The story highlights the complex area of sexuality not only for the young but for their parents, trying to be supportive without intruding. Glaister’s confusion as a father is particularly funny.
The writing is pacey and witty with lots of clever word play worked into the dialogue in very natural ways. The characters are nicely drawn although without any great depth. I wasn’t entirely clear about the choice of title or the Teddy Bear’s Picnic as the theme – it suggests that the Bear (Tim) is central to the story and he is, in that he triggers the misunderstandings and then fans the flames much as Puck does in Midsummer Night’s Dream. But, unlike Puck he seems to have no particular reason for creating the mayhem. Makenzie sets up some nice hints that he might be jealous; wanting to cling on to a childhood friendship, or having his own complex feelings for Alex, but nothing ever comes of that. There is scope for this play to be not only very funny but also to be much darker – threads of confusing sexuality, 21st century parenting and the nature of childhood friendships that change as each go different ways.

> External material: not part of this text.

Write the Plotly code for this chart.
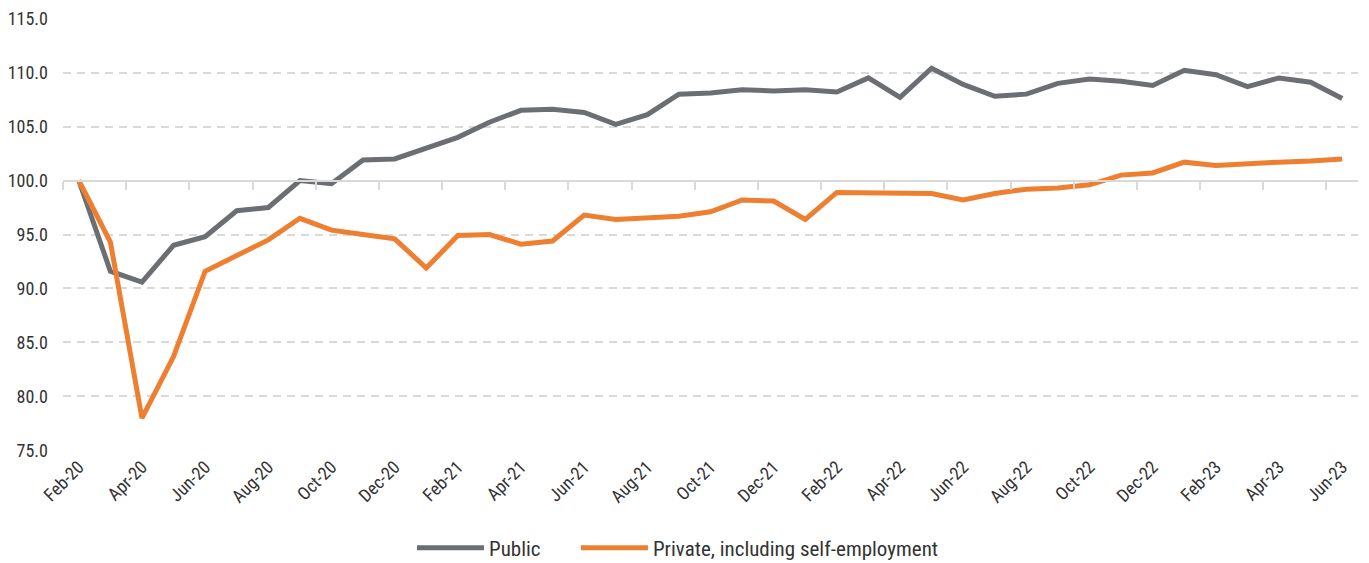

The set struggles a little for space on the tiny stage at the Vault, not helped by the numerous blackouts for scene changes. Blackouts slow everything down, especially in a play of only an hour. In contrast, there are a number of places where the action simply moves between characters by a change in lighting and those not in the action freeze or leave – it works, it keeps the story going in a way that plunging the stage into darkness doesn’t. It is the cast rather than stage crew who are doing the change so I felt that turning the bed or wardrobe could have been done under the final lines of a scene as the action moves into the next one.
Overall, this is laugh out loud piece from a young writer that I am sure we will hear much more from.